The performance follows a volatile day marked by muted investor action and a tight trading range between $470.62 and $475.96. Despite turbulence in individual holdings like Kraft Heinz, overall market confidence in Warren Buffett’s conglomerate remains intact.

Kraft Heinz Writedown Looms Over Earnings
A central concern heading into Berkshire’s earnings release is the recent $3.76 billion after-tax writedown on its 27.4% stake in Kraft Heinz. The adjustment came after Kraft Heinz announced it was exploring strategic alternatives in response to ongoing underperformance.
Berkshire had been holding the food company at above-market value on its books. However, with economic headwinds and strategic uncertainty, Buffett’s team classified the valuation gap as “other-than-temporary,” triggering the writedown.
This marks the second major hit Berkshire has taken on Kraft Heinz, following a $3 billion write-down in 2019. Buffett had previously acknowledged overpaying in the 2015 merger that created the current company. The repeated markdowns cast a shadow over one of Berkshire’s most high-profile consumer goods bets.
Berkshire’s Market Strategy Stays Cautious
Beyond Kraft Heinz, Berkshire continues to signal caution about overall market conditions. The company ended the quarter with a near-record $344.1 billion in cash, highlighting its reluctance to aggressively deploy capital.
This aligns with an 11-quarter streak of selling more stocks than buying. In fact, Berkshire hasn’t repurchased any of its own stock since May 2024, suggesting that Buffett and his lieutenants see few attractive opportunities at current valuations.
Despite holding a 28.1% stake in Occidental Petroleum that is valued $5.3 billion above fair value, Berkshire declined to record a writedown, citing confidence in the oil giant’s long-term outlook, a stark contrast to the handling of Kraft Heinz.
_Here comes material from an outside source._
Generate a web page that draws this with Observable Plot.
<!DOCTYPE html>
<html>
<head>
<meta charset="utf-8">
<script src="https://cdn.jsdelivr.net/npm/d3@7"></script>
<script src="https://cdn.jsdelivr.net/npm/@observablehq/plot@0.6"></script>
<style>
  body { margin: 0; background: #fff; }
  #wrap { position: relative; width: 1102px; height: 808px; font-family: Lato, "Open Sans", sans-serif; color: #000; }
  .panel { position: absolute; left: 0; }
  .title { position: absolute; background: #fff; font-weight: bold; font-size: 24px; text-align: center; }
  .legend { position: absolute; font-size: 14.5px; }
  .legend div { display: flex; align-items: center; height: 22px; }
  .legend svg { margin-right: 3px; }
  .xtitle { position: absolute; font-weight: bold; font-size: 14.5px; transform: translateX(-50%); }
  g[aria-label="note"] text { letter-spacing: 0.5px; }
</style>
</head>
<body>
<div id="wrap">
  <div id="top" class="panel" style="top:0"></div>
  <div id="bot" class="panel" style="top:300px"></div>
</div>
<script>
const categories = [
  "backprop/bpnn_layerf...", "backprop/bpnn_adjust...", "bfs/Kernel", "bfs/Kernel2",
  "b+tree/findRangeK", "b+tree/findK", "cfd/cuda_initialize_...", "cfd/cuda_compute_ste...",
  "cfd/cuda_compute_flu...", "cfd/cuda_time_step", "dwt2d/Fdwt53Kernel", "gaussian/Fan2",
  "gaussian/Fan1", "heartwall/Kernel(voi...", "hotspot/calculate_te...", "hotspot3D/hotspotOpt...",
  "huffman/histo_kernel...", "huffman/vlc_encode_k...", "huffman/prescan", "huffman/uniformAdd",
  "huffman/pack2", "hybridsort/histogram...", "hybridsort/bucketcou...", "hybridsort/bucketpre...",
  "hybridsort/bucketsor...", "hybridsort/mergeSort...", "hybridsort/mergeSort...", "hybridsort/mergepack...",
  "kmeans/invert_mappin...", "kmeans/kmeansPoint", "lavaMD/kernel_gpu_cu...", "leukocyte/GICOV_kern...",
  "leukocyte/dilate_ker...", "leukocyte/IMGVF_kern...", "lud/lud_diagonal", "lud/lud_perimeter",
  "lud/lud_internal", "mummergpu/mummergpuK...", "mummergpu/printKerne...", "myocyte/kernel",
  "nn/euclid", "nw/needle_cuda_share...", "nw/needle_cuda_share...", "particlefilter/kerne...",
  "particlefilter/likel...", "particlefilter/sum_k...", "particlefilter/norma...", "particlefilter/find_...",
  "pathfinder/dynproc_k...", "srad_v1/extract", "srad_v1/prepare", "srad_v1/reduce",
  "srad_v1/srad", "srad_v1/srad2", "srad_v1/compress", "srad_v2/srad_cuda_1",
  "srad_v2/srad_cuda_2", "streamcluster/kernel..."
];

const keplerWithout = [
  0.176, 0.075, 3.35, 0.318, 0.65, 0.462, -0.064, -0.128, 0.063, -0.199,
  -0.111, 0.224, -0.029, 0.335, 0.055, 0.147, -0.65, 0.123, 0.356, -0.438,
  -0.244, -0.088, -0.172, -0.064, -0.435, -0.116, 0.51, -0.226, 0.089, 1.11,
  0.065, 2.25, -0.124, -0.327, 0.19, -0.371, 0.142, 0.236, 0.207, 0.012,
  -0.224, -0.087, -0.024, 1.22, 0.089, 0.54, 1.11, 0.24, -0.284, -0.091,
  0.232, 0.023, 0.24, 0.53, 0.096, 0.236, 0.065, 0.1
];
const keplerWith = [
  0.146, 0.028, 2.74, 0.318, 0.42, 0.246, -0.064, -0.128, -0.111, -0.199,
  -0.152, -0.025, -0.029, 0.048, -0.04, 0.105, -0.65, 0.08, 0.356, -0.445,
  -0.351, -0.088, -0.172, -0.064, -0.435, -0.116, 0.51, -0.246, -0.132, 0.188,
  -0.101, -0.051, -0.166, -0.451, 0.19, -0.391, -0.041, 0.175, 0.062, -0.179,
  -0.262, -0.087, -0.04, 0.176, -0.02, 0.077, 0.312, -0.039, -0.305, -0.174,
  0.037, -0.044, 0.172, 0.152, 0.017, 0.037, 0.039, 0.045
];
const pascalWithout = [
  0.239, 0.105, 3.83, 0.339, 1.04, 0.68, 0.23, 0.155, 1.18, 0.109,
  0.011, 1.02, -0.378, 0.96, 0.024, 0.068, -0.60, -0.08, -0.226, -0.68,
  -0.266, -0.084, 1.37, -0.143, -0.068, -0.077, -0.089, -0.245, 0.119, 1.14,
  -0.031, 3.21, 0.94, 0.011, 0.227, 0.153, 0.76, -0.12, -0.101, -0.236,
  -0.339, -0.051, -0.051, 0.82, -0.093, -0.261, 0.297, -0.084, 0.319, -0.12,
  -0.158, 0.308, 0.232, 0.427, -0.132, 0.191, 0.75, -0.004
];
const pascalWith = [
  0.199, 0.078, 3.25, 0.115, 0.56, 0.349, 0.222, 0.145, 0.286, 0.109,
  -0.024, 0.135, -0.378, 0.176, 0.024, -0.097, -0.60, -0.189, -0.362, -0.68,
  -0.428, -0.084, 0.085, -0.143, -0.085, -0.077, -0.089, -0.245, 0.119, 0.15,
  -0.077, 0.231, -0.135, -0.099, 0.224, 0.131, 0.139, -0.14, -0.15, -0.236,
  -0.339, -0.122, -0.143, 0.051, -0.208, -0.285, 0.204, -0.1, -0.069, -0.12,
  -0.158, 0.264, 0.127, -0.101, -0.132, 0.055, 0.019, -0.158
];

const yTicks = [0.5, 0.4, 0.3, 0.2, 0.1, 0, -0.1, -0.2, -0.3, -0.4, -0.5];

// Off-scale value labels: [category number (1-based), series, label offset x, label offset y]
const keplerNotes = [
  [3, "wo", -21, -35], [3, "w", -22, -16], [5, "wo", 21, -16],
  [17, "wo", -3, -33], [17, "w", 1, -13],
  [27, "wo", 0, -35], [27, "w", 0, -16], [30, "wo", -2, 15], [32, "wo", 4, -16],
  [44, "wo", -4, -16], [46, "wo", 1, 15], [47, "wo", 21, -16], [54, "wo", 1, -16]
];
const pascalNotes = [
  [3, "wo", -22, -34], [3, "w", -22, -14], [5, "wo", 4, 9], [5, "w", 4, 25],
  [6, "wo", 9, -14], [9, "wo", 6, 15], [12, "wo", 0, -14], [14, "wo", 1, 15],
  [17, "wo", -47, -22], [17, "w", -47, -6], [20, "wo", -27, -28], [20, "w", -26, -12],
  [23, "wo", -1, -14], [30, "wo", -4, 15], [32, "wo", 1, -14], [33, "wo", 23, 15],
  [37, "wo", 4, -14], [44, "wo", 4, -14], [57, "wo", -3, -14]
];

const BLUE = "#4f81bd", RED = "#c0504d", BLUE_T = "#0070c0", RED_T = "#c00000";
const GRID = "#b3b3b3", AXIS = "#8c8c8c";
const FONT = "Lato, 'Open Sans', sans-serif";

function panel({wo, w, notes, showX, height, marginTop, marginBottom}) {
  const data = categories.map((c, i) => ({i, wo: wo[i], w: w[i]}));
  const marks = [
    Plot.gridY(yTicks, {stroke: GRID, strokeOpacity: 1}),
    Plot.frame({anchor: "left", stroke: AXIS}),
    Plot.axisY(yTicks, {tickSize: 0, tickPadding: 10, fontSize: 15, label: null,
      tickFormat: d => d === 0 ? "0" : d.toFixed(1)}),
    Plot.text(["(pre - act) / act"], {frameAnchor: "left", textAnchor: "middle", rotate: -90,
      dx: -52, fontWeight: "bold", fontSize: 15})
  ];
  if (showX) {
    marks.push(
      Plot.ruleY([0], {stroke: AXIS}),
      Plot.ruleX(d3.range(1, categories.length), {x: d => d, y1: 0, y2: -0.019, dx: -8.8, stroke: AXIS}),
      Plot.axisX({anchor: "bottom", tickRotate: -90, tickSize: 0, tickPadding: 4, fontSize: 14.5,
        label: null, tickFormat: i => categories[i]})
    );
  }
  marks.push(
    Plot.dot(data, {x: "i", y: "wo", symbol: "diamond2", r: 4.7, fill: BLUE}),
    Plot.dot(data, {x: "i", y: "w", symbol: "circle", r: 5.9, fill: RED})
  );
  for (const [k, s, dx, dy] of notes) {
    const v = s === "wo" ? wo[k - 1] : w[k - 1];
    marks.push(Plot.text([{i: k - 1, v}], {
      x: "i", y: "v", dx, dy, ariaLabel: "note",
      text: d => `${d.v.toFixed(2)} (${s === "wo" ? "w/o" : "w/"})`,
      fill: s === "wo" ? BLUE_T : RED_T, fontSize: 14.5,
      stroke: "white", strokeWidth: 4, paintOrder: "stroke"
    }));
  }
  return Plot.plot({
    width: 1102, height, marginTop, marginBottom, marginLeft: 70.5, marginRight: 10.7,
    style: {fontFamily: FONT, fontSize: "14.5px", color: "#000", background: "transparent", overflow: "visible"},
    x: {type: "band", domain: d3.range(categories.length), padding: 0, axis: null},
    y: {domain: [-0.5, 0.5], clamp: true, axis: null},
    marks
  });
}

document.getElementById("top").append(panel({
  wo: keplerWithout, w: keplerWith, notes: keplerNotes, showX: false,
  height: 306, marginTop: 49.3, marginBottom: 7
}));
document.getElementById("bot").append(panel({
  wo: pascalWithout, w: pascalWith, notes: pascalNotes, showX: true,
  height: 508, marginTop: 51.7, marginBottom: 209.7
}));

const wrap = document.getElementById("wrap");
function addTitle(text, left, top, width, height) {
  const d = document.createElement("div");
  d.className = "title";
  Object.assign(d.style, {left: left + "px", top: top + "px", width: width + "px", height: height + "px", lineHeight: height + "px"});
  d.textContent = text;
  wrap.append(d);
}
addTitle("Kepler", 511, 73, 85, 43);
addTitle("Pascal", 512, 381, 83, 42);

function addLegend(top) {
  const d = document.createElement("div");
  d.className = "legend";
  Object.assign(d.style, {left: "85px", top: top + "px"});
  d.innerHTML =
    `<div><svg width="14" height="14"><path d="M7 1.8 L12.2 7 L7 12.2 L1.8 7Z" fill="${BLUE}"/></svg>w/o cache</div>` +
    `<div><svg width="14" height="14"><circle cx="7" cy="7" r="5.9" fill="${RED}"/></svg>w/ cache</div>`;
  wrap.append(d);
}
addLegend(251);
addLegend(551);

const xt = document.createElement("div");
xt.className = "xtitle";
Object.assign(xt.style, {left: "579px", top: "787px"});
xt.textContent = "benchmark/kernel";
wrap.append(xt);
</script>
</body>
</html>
$BRK Berkshire Hathaway Q2 FY25.
• Net profit $12.5B.
• Operating margin 14% (flat Y/Y).
• Large write-down of $KHC $3.8B.
• Investment gains (unrealized) $6.4B.
• Cash and short-term securities $344B. pic.twitter.com/4vfJ3J8fWc— App Economy Insights (@EconomyApp) August 2, 2025
Investors Eye Buffett’s Broader Strategy
As Berkshire Hathaway prepares to report earnings, shareholders and analysts alike are looking for deeper insights into Buffett’s long-term strategy in today’s uncertain climate.
Operating income for the previous quarter fell 4% year-over-year to $11.16 billion, while net income plunged 59% to $12.37 billion largely due to lower investment gains and the Kraft Heinz writedown.
Buffett has long advised investors to ignore short-term gains and losses tied to stock price fluctuations in long-held investments. But with the market reacting more sensitively than ever, Berkshire’s report could carry broader implications for investor confidence in mega-conglomerates during economic shifts.